La complainte de l'ignorant

« Oh moi tu sais, les ordinateurs, j’y comprends rien. Tout ça, c’est trop compliqué pour moi ! » Combien de fois a-t-on prononcé ou entendu cette phrase au détour d’une banale discussion ? J’ai arrêté de compter pour ma part. Quand il s’agit de technologies numériques (téléphone, tablettes, imprimantes, ordinateurs, etc), on a souvent tendance à botter en touche dès qu’une panne se présente.

Et pourtant, entre faire marcher un ordinateur et faire pousser des légumes, la différence n’est pas si grande. C’est un savoir qui s’acquiert, au fil du temps. On ne naît pas avec la science infuse, que ça soit pour faire marcher une imprimante, pour réparer une voiture ou tricoter une écharpe.

Derrière nos réactions face à ces objets et face à la technique, se cachent sans doute des biais de toutes sortes. La classe sociale, le genre, l’age, etc sont autant de paramètres qui font que lorsqu’il s’agit d’informatique ou d’une quelconque technologie étiquetée comme « moderne », on se sent et se présente comme étant des éternels incompétents.

Plusieurs problèmes se dessinent autour de ce phénomène. On peut commencer par citer le manque de diversité dans les milieux informatiques. Consciemment ou pas, les technologies numériques se retrouvent la chasse gardée de jeunes mâles blancs (je force évidemment le trait, la situation est plus complexe que ça suivant l’échelle et la zone qu’on considère). Mais si, vous savez, le petit cousin Jean Kevin qui répare votre Windows quand vous avez des virus ? Si l’on regarde la proportion de femmes dans les études supérieures en informatique, c’est catastrophique alors qu’il y avait bien moins de disparité il y a encore quelques dizaine d’années.

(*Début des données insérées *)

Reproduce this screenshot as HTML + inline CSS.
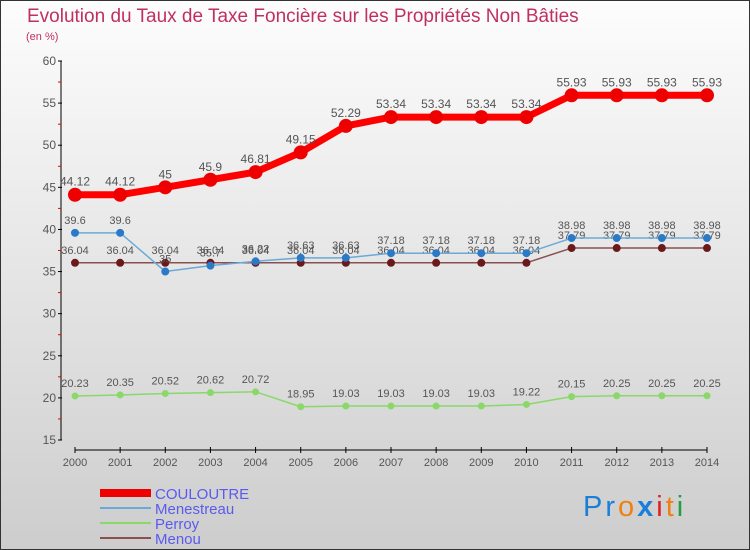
<!DOCTYPE html>
<html><head><meta charset="utf-8"><style>
body{margin:0;width:750px;height:550px;overflow:hidden}
svg{display:block;font-family:"Liberation Sans",sans-serif}
</style></head><body>
<svg id="c" width="750" height="550" viewBox="0 0 750 550">
<defs><linearGradient id="bg" x1="0" y1="0" x2="0" y2="1"><stop offset="0" stop-color="#fdfdfd"/><stop offset="1" stop-color="#cdcdcd"/></linearGradient></defs>
<rect x="0.5" y="0.5" width="749" height="549" fill="url(#bg)" stroke="#333"/>
<text x="27" y="22" font-size="19" fill="#c0305f">Evolution du Taux de Taxe Foncière sur les Propriétés Non Bâties</text>
<text x="26" y="40" font-size="11" fill="#c0305f">(en %)</text>
<g id="axes"></g><g id="series"></g>
<g>
<rect x="100" y="489" width="51" height="8" fill="#e00"/>
<text x="155" y="499" font-size="15" fill="#5a5af0">COULOUTRE</text>
<rect x="100" y="507" width="51" height="2" fill="#6aaad8"/>
<text x="155" y="514" font-size="15" fill="#5a5af0">Menestreau</text>
<rect x="100" y="522" width="51" height="2" fill="#8ad86a"/>
<text x="155" y="529" font-size="15" fill="#5a5af0">Perroy</text>
<rect x="100" y="537" width="51" height="2" fill="#8a5050"/>
<text x="155" y="544" font-size="15" fill="#5a5af0">Menou</text>
</g>
<text x="583" y="516" font-size="29" letter-spacing="3" font-family="Liberation Sans,sans-serif"><tspan fill="#1a7fd8">Pr</tspan><tspan fill="#f08010">o</tspan><tspan fill="#1a7fd8" font-weight="bold">x</tspan><tspan fill="#e02020">i</tspan><tspan fill="#f08010">t</tspan><tspan fill="#20a040">i</tspan></text>
</svg>
<script>
const years=[2000,2001,2002,2003,2004,2005,2006,2007,2008,2009,2010,2011,2012,2013,2014];
const couloutre=[44.12,44.12,45,45.9,46.81,49.15,52.29,53.34,53.34,53.34,53.34,55.93,55.93,55.93,55.93];
const menestreau=[39.6,39.6,35,35.7,36.22,36.63,36.63,37.18,37.18,37.18,37.18,38.98,38.98,38.98,38.98];
const perroy=[20.23,20.35,20.52,20.62,20.72,18.95,19.03,19.03,19.03,19.03,19.22,20.15,20.25,20.25,20.25];
const menou=[36.04,36.04,36.04,36.04,36.04,36.04,36.04,36.04,36.04,36.04,36.04,37.79,37.79,37.79,37.79];
const yTicks=[15,20,25,30,35,40,45,50,55,60];
const NS="http://www.w3.org/2000/svg";
const X=i=>75+i*(632/14);
const Y=v=>61+(60-v)*(379/45);
function mk(t,a,p){const e=document.createElementNS(NS,t);for(const k in a)e.setAttribute(k,a[k]);p.appendChild(e);return e;}
const ax=document.getElementById('axes');
const yl=mk('line',{x1:61,y1:61,x2:61,y2:440,stroke:'#000'},ax);


yTicks.forEach(v=>{
 mk('line',{x1:58,y1:Y(v),x2:62,y2:Y(v),stroke:'#000'},ax);
 if(v<60)mk('line',{x1:58,y1:Y(v+2.5),x2:61,y2:Y(v+2.5),stroke:'#e00'},ax);
 const t=mk('text',{x:56,y:Y(v)+4,'font-size':12,'text-anchor':'end',fill:'#555'},ax);t.textContent=v;
 
 
});
const xl=mk('line',{x1:75,y1:450,x2:707,y2:450,stroke:'#000'},ax);


years.forEach((y,i)=>{
 mk('line',{x1:X(i),y1:447,x2:X(i),y2:453,stroke:'#000'},ax);
 const t=mk('text',{x:X(i),y:466,'font-size':11,'text-anchor':'middle',fill:'#555'},ax);t.textContent=y;
 
 
});
const sg=document.getElementById('series');
function series(d,name,col,w,r,dot,fs){
 const g=mk('g',{},sg);
 
 
 mk('polyline',{points:d.map((v,i)=>X(i)+','+Y(v)).join(' '),fill:'none',stroke:col,'stroke-width':w,'stroke-linejoin':'round'},g);
 d.forEach((v,i)=>{
  const c=mk('circle',{cx:X(i),cy:Y(v),r:r,fill:dot},g);
  
  
  const t=mk('text',{x:X(i),y:Y(v)-9,'font-size':fs,'text-anchor':'middle',fill:'#555'},g);
  t.textContent=v;
  
  
 });
}
series(perroy,'perroy','#8ad86a',1.5,3.5,'#8ad86a',11);
series(menou,'menou','#8a5050',1.5,4,'#6a1a1a',11);
series(menestreau,'menestreau','#6aaad8',1.5,4,'#2a7ac8',11);
series(couloutre,'couloutre','#f00',7,7,'#e00',12);
</script>
</body></html>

Il y a également une question écologique. Combien d’ordinateurs sont partis à la poubelle car considérés comme « trop vieux » et ne fonctionnant plus avec le dernier Windows ? Dans 90% des cas, ce matériel est encore utilisable pendant des années, moyennant un coup d’aspirateur dedans et une réinstallation du système d’exploitation. Sans pour autant en programmer l’obsolescence, les constructeurs de matériel et les vendeurs de logiciels ne vont certainement pas vous aider à maintenir en vie votre ordinateur le plus longtemps possible. C’est pourtant ce qu’on devrait faire si on prenait en compte l’impact écologique d’un renouvellement aussi fréquent.

Un autre problème inquiétant est la perte de contrôle sur nos vies que cela renforce. Aujourd’hui, le numérique est partout. Internet relie une bonne partie de l’humanité et permet de simplifier notre vie au quotidien. Mais à quel prix ? Si seule une poignée de personnes savent comment tout cela fonctionne et sont en mesure d’en contrôler le fonctionnement, la question du contrôle des objets qui nous entourent n’est plus anodine. Ça n’est pas une simple question de pouvoir dépanner son voisin comme on l’aiderait à faire sa vidange. Ça devient plus crucial quand il s’agit de la confidentialité de notre courrier, ou des élections facilement truquées avec le vote électronique.

En fin de compte, la question n’est pas que tout le monde devienne une pointure mais simplement de se débarrasser d’un conditionnement social qui nous maintient dans une position de dominé quand il s’agit des technologies numériques. Il est indispensable que ce soit l’humain qui contrôle la machine, pas l’inverse.